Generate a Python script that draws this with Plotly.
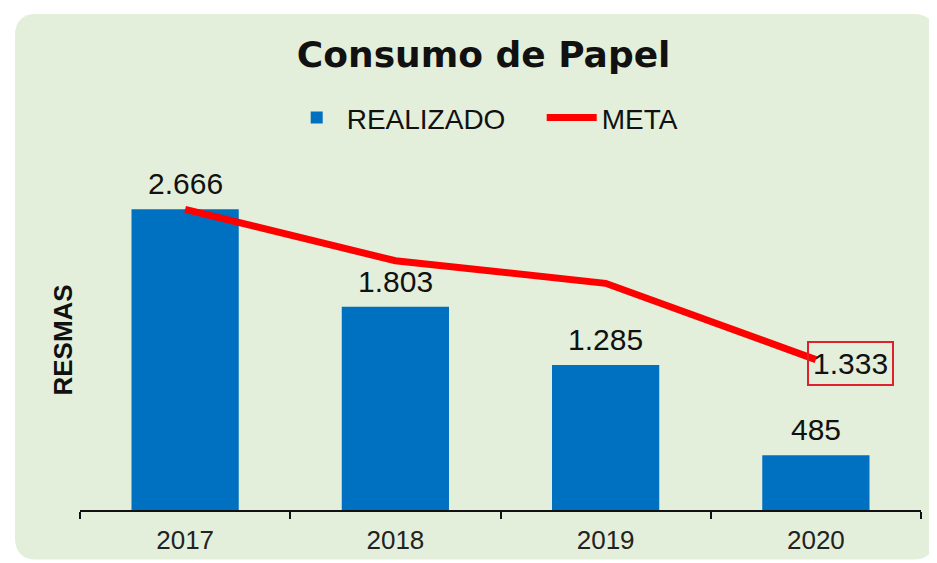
import plotly.graph_objs as go

# chart data
years = ["2017", "2018", "2019", "2020"]
realizado = [2666, 1803, 1285, 485]
meta = [2666, 2210, 2010, 1333]

title = "Consumo de Papel"
y_title = "RESMAS"


def fmt(v):
    # thousands separator as dot, like the original
    return f"{v:,}".replace(",", ".")


fig = go.Figure()
fig.add_trace(
    go.Bar(
        x=years,
        y=realizado,
        name="REALIZADO",
        marker=dict(color="#0070C0", line=dict(width=0)),
        width=0.51,
    )
)
fig.add_trace(
    go.Scatter(
        x=years,
        y=meta,
        name="META",
        mode="lines",
        line=dict(color="#FF0000", width=7),
        cliponaxis=False,
    )
)

annotations = []
# value labels above bars (x given as category index, years look numeric)
for i, v in enumerate(realizado):
    annotations.append(dict(
        x=i, y=v, xref="x", yref="y",
        text=fmt(v), showarrow=False,
        yanchor="bottom", yshift=7,
        font=dict(family="Liberation Sans, Arial", size=30, color="#111111"),
    ))
# last target value in a red box
annotations.append(dict(
    x=len(years) - 1, y=meta[-1], xref="x", yref="y",
    text=fmt(meta[-1]), showarrow=False,
    xanchor="left", yanchor="middle", xshift=-9, yshift=-4,
    bordercolor="#E0202A", borderwidth=2, borderpad=4,
    font=dict(family="Liberation Sans, Arial", size=30, color="#111111"),
))
# y axis title
annotations.append(dict(
    x=-0.020, y=0.462, xref="paper", yref="paper",
    text="<b>" + y_title + "</b>", showarrow=False, textangle=-90,
    xanchor="center", yanchor="middle",
    font=dict(family="Liberation Sans, Arial", size=26, color="#111111"),
))

# rounded light green panel behind the chart (paper coords)
x0, x1 = -0.0773, 1.0166
y0, y1 = -0.1351, 1.3514
rx, ry = 22 / 841, 22 / 370
panel = (
    f"M {x0 + rx},{y1} L {x1 - rx},{y1} Q {x1},{y1} {x1},{y1 - ry} "
    f"L {x1},{y0 + ry} Q {x1},{y0} {x1 - rx},{y0} "
    f"L {x0 + rx},{y0} Q {x0},{y0} {x0},{y0 + ry} "
    f"L {x0},{y1 - ry} Q {x0},{y1} {x0 + rx},{y1} Z"
)

# the page body adds 8px around the figure, so the figure is 8px smaller
fig.update_layout(
    width=929,
    height=555,
    margin=dict(l=72, r=16, t=132, b=53),
    paper_bgcolor="white",
    plot_bgcolor="rgba(0,0,0,0)",
    title=dict(
        text="<b>" + title + "</b>",
        x=0.512, xref="container", xanchor="center",
        y=0.917, yref="container", yanchor="middle",
        font=dict(family="DejaVu Sans, Arial", size=36, color="#111111"),
    ),
    showlegend=True,
    legend=dict(
        orientation="h",
        x=0.30, xref="container", xanchor="left",
        y=0.802, yref="container", yanchor="middle",
        font=dict(family="Liberation Sans, Arial", size=28, color="#111111"),
        bgcolor="rgba(0,0,0,0)",
        itemwidth=50,
        entrywidth=190,
    ),
    xaxis=dict(
        type="category",
        range=[-0.5, 3.5],
        showline=True, linecolor="#111111", linewidth=2,
        ticks="outside", tickson="boundaries", ticklen=7,
        tickcolor="#111111", tickwidth=2,
        ticklabelstandoff=6,
        tickfont=dict(family="Liberation Sans, Arial", size=26, color="#222222"),
        showgrid=False, zeroline=False,
        automargin=False,
    ),
    yaxis=dict(
        range=[0, 3255],
        visible=False,
        showgrid=False, zeroline=False,
    ),
    annotations=annotations,
    shapes=[dict(
        type="path", path=panel, xref="paper", yref="paper",
        fillcolor="#E3EFDA", line=dict(width=0), layer="below",
    )],
    bargap=0.49,
)

fig.write_html("out.html")
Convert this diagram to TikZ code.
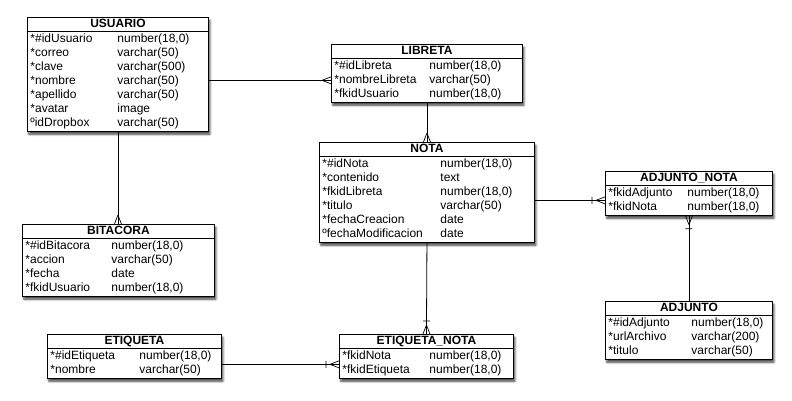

◆ **Requirements**: Transcribe every entry word for word, but omit the pictures.

◆ **Final answer**:
Generate a Python script that draws this with Plotly.
import plotly.graph_objs as go

# chart data
years = ["2017", "2018", "2019", "2020"]
realizado = [2666, 1803, 1285, 485]
meta = [2666, 2210, 2010, 1333]

title = "Consumo de Papel"
y_title = "RESMAS"


def fmt(v):
    # thousands separator as dot, like the original
    return f"{v:,}".replace(",", ".")


fig = go.Figure()
fig.add_trace(
    go.Bar(
        x=years,
        y=realizado,
        name="REALIZADO",
        marker=dict(color="#0070C0", line=dict(width=0)),
        width=0.51,
    )
)
fig.add_trace(
    go.Scatter(
        x=years,
        y=meta,
        name="META",
        mode="lines",
        line=dict(color="#FF0000", width=7),
        cliponaxis=False,
    )
)

annotations = []
# value labels above bars (x given as category index, years look numeric)
for i, v in enumerate(realizado):
    annotations.append(dict(
        x=i, y=v, xref="x", yref="y",
        text=fmt(v), showarrow=False,
        yanchor="bottom", yshift=7,
        font=dict(family="Liberation Sans, Arial", size=30, color="#111111"),
    ))
# last target value in a red box
annotations.append(dict(
    x=len(years) - 1, y=meta[-1], xref="x", yref="y",
    text=fmt(meta[-1]), showarrow=False,
    xanchor="left", yanchor="middle", xshift=-9, yshift=-4,
    bordercolor="#E0202A", borderwidth=2, borderpad=4,
    font=dict(family="Liberation Sans, Arial", size=30, color="#111111"),
))
# y axis title
annotations.append(dict(
    x=-0.020, y=0.462, xref="paper", yref="paper",
    text="<b>" + y_title + "</b>", showarrow=False, textangle=-90,
    xanchor="center", yanchor="middle",
    font=dict(family="Liberation Sans, Arial", size=26, color="#111111"),
))

# rounded light green panel behind the chart (paper coords)
x0, x1 = -0.0773, 1.0166
y0, y1 = -0.1351, 1.3514
rx, ry = 22 / 841, 22 / 370
panel = (
    f"M {x0 + rx},{y1} L {x1 - rx},{y1} Q {x1},{y1} {x1},{y1 - ry} "
    f"L {x1},{y0 + ry} Q {x1},{y0} {x1 - rx},{y0} "
    f"L {x0 + rx},{y0} Q {x0},{y0} {x0},{y0 + ry} "
    f"L {x0},{y1 - ry} Q {x0},{y1} {x0 + rx},{y1} Z"
)

# the page body adds 8px around the figure, so the figure is 8px smaller
fig.update_layout(
    width=929,
    height=555,
    margin=dict(l=72, r=16, t=132, b=53),
    paper_bgcolor="white",
    plot_bgcolor="rgba(0,0,0,0)",
    title=dict(
        text="<b>" + title + "</b>",
        x=0.512, xref="container", xanchor="center",
        y=0.917, yref="container", yanchor="middle",
        font=dict(family="DejaVu Sans, Arial", size=36, color="#111111"),
    ),
    showlegend=True,
    legend=dict(
        orientation="h",
        x=0.30, xref="container", xanchor="left",
        y=0.802, yref="container", yanchor="middle",
        font=dict(family="Liberation Sans, Arial", size=28, color="#111111"),
        bgcolor="rgba(0,0,0,0)",
        itemwidth=50,
        entrywidth=190,
    ),
    xaxis=dict(
        type="category",
        range=[-0.5, 3.5],
        showline=True, linecolor="#111111", linewidth=2,
        ticks="outside", tickson="boundaries", ticklen=7,
        tickcolor="#111111", tickwidth=2,
        ticklabelstandoff=6,
        tickfont=dict(family="Liberation Sans, Arial", size=26, color="#222222"),
        showgrid=False, zeroline=False,
        automargin=False,
    ),
    yaxis=dict(
        range=[0, 3255],
        visible=False,
        showgrid=False, zeroline=False,
    ),
    annotations=annotations,
    shapes=[dict(
        type="path", path=panel, xref="paper", yref="paper",
        fillcolor="#E3EFDA", line=dict(width=0), layer="below",
    )],
    bargap=0.49,
)

fig.write_html("out.html")
Convert this diagram to TikZ code.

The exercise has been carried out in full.